Nvidia will soon be releasing their GeForce GTX 950 graphics card if the latest slew of rumors are accurate, aimed squarely at the sub $150 US dollar price bracket.
The release of the GTX 950 hardly comes as a surprise; gamers have always known Nvidia would release the GTX 750’s successor at one point or another.
Currently the lowest end card in Nvidia’s Maxwell lineup is the GTX 960 (see our review here), with SKU’s in this price range hitting about the $200 US dollar mark (about £160 pounds), but with the release of the GTX 950, Nvidia will be hitting the rather lucrative $150 dollar market – a section of the market popular with pre-build system vendors, those looking for streaming / low power cards and gamers on a small budget.

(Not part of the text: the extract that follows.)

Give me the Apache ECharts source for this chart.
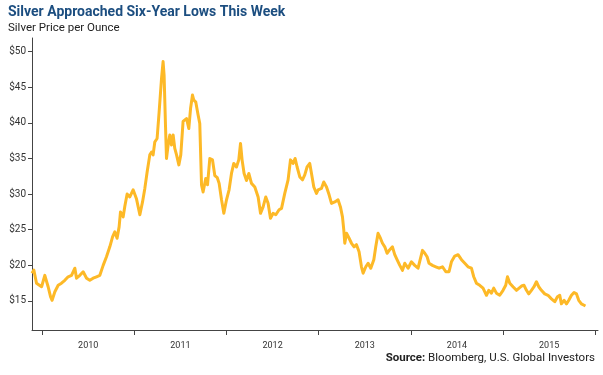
<!DOCTYPE html>
<html>
<head>
<meta charset="utf-8">
<script src="https://cdn.jsdelivr.net/npm/echarts@6/dist/echarts.min.js"></script>
<style>
  html, body { margin: 0; padding: 0; background: #fff; }
  #chart { width: 603px; height: 375px; }
</style>
</head>
<body>
<div id="chart"></div>
<script>
// silver price (fractional year, USD per ounce)
var years = [
  2009.890, 2009.910, 2009.939, 2009.994, 2010.029, 2010.048, 2010.065, 2010.091, 2010.108, 2010.138,
  2010.174, 2010.210, 2010.246, 2010.282, 2010.319, 2010.355, 2010.373, 2010.409, 2010.445, 2010.482,
  2010.517, 2010.553, 2010.590, 2010.626, 2010.662, 2010.698, 2010.734, 2010.764, 2010.788, 2010.813,
  2010.835, 2010.850, 2010.879, 2010.897, 2010.922, 2010.951, 2010.987, 2011.024, 2011.060, 2011.089,
  2011.114, 2011.139, 2011.168, 2011.187, 2011.204, 2011.222, 2011.247, 2011.269, 2011.295, 2011.312,
  2011.323, 2011.338, 2011.349, 2011.367, 2011.385, 2011.403, 2011.421, 2011.439, 2011.458, 2011.483,
  2011.504, 2011.529, 2011.566, 2011.591, 2011.610, 2011.631, 2011.645, 2011.667, 2011.692, 2011.710,
  2011.729, 2011.746, 2011.775, 2011.794, 2011.819, 2011.848, 2011.873, 2011.900, 2011.920, 2011.946,
  2011.971, 2012.000, 2012.028, 2012.054, 2012.079, 2012.108, 2012.133, 2012.152, 2012.169, 2012.191,
  2012.217, 2012.242, 2012.271, 2012.307, 2012.343, 2012.369, 2012.397, 2012.426, 2012.451, 2012.477,
  2012.505, 2012.535, 2012.570, 2012.597, 2012.632, 2012.668, 2012.694, 2012.722, 2012.744, 2012.766,
  2012.795, 2012.824, 2012.849, 2012.874, 2012.903, 2012.922, 2012.947, 2012.976, 2012.994, 2013.030,
  2013.055, 2013.085, 2013.113, 2013.139, 2013.175, 2013.210, 2013.236, 2013.258, 2013.272, 2013.283,
  2013.302, 2013.330, 2013.356, 2013.384, 2013.410, 2013.438, 2013.464, 2013.482, 2013.511, 2013.536,
  2013.565, 2013.598, 2013.619, 2013.644, 2013.670, 2013.692, 2013.717, 2013.742, 2013.771, 2013.800,
  2013.825, 2013.850, 2013.880, 2013.909, 2013.934, 2013.970, 2014.006, 2014.042, 2014.078, 2014.126,
  2014.151, 2014.176, 2014.197, 2014.234, 2014.270, 2014.306, 2014.343, 2014.379, 2014.414, 2014.440,
  2014.476, 2014.512, 2014.549, 2014.585, 2014.620, 2014.657, 2014.682, 2014.711, 2014.747, 2014.783,
  2014.820, 2014.845, 2014.874, 2014.899, 2014.928, 2014.964, 2015.000, 2015.029, 2015.048, 2015.073,
  2015.108, 2015.145, 2015.163, 2015.200, 2015.228, 2015.254, 2015.279, 2015.308, 2015.336, 2015.362,
  2015.387, 2015.416, 2015.452, 2015.488, 2015.525, 2015.561, 2015.590, 2015.615, 2015.633, 2015.662,
  2015.688, 2015.713, 2015.742, 2015.770, 2015.796, 2015.821, 2015.850, 2015.879, 2015.894
];
var prices = [
  18.9, 19.35, 17.5, 17.0, 18.6, 18.8, 17.0, 15.6, 15.1, 16.3,
  17.2, 17.5, 17.9, 18.4, 18.6, 19.6, 18.2, 18.6, 19.1, 18.2,
  17.9, 18.2, 18.4, 18.6, 20.0, 21.2, 22.6, 24.0, 24.7, 23.8,
  25.4, 27.5, 26.8, 28.3, 30.0, 29.6, 30.6, 29.3, 27.1, 28.9,
  30.8, 33.1, 35.5, 35.9, 35.5, 37.3, 37.8, 41.5, 46.2, 48.6,
  46.7, 39.7, 35.0, 36.9, 38.3, 36.9, 38.3, 36.4, 35.5, 34.1,
  35.5, 40.2, 40.6, 39.2, 42.0, 43.9, 43.2, 42.9, 41.1, 39.9,
  31.3, 30.3, 32.2, 31.3, 35.0, 34.8, 32.6, 32.3, 31.5, 29.2,
  27.3, 29.2, 30.6, 32.9, 34.3, 33.8, 34.8, 37.1, 34.8, 32.9,
  31.9, 32.9, 31.5, 31.0, 29.6, 27.3, 28.2, 29.6, 28.7, 26.6,
  27.3, 27.1, 27.8, 28.0, 30.1, 32.0, 34.8, 34.3, 35.0, 33.8,
  32.4, 32.0, 32.7, 33.8, 34.3, 32.9, 31.0, 30.1, 30.6, 30.8,
  31.7, 31.0, 29.9, 28.7, 28.9, 29.2, 28.2, 26.8, 25.0, 23.1,
  24.5, 23.8, 23.1, 22.6, 22.9, 21.9, 19.8, 18.9, 19.8, 20.3,
  19.6, 20.8, 22.6, 24.5, 23.8, 23.1, 22.6, 21.7, 22.2, 22.6,
  21.5, 20.8, 20.0, 19.3, 20.3, 19.6, 20.5, 20.0, 19.6, 22.1,
  21.7, 21.2, 20.3, 20.0, 19.8, 19.6, 19.8, 19.1, 19.1, 20.5,
  21.3, 21.5, 20.8, 20.3, 19.8, 19.6, 18.4, 17.5, 17.2, 16.8,
  15.8, 16.5, 16.1, 16.8, 16.1, 15.8, 16.5, 17.2, 18.4, 17.5,
  17.0, 16.5, 16.5, 17.1, 17.2, 16.5, 16.0, 16.5, 17.0, 17.7,
  17.0, 16.5, 16.0, 15.8, 15.3, 14.9, 15.6, 15.8, 14.6, 15.1,
  14.6, 15.1, 15.8, 16.2, 16.0, 15.1, 14.6, 14.4, 14.3
];
var yearTicks = [2010, 2011, 2012, 2013, 2014, 2015, 2016];
var yearLabelPos = [2010.5, 2011.5, 2012.5, 2013.5, 2014.5, 2015.5];
var priceTicks = [15, 20, 25, 30, 35, 40, 45, 50];

var seriesData = years.map(function(y, i){ return [y, prices[i]]; });

var font = 'Roboto';
var myChart = echarts.init(document.getElementById('chart'));
myChart.setOption({
  animation: false,
  title: [{
    text: 'Silver Approached Six-Year Lows This Week',
    subtext: 'Silver Price per Ounce',
    left: 3, top: 0,
    itemGap: 3,
    textStyle: { fontFamily: font, fontWeight: 'bold', fontSize: 14, color: '#1c4e80' },
    subtextStyle: { fontFamily: font, fontSize: 11.5, color: '#222' }
  }, {
    text: '{b|Source:} Bloomberg, U.S. Global Investors',
    right: 3, bottom: 6,
    textStyle: {
      fontFamily: font, fontSize: 11.5, fontWeight: 'normal', color: '#222',
      rich: { b: { fontFamily: font, fontSize: 11.5, fontWeight: 'bold', color: '#222' } }
    }
  }],
  grid: { left: 32, right: 5, top: 38, bottom: 45 },
  xAxis: {
    type: 'value',
    min: 2009.89, max: 2016.03,
    splitLine: { show: false },
    axisLine: { lineStyle: { color: '#444', width: 1 } },
    axisTick: { customValues: yearTicks, length: 5, lineStyle: { color: '#444' } },
    axisLabel: {
      customValues: yearLabelPos,
      formatter: function(v){ return String(Math.floor(v)); },
      fontFamily: font, fontSize: 9, color: '#333', margin: 11
    }
  },
  yAxis: {
    type: 'value',
    min: 10.93, max: 51.9,
    splitLine: { show: false },
    axisLine: { show: true, lineStyle: { color: '#444', width: 1 } },
    axisTick: { show: true, customValues: priceTicks, length: 4, lineStyle: { color: '#444' } },
    axisLabel: {
      customValues: priceTicks,
      formatter: function(v){ return '$' + v; },
      fontFamily: font, fontSize: 10, color: '#333', margin: 6
    }
  },
  series: [{
    type: 'line',
    data: seriesData,
    showSymbol: false,
    smooth: false,
    lineStyle: { color: '#fdb927', width: 3, join: 'round' },
    itemStyle: { color: '#fdb927' }
  }]
});
</script>
</body>
</html>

From what we know about the specifications so far, the GTX 950 will be based on the GM206-250-A1 GPU, with six SMM’s enabled, meaning a grand total of 768 CUDA cores, 48 Texture Units and 32 ROPS. For point of comparison, the GTX 960 contains 1024 Cuda Cores, 64 TMU’s and still 32 ROPS. Clock speeds of the GTX 950 will fall between 1150 to 1250 MHz, but boosting up to 1450 MHz.
Just like the GTX 960, the card will sport a 128-bit memory bus, with its GDDR5 running up to 6.75 GHz effective. Memory bandwidth will be a little behind that of the GTX 960, at only 107GB/s ish (the GeForce 960 operates at around 112.2 GHz). As for RAM, the GPU will feature 2GB – the same amount found in the 960; 2GB should be sufficient considering the card won’t be capable of playing games at the highest detail or resolution.
Nvidia will supposedly launch the card on 17th of August, 2015, and because of the 90W TDP, HDMI 2.0 and multitude of display connectors it’ll likely be a very popular card for those investing in a media center to play 4K content.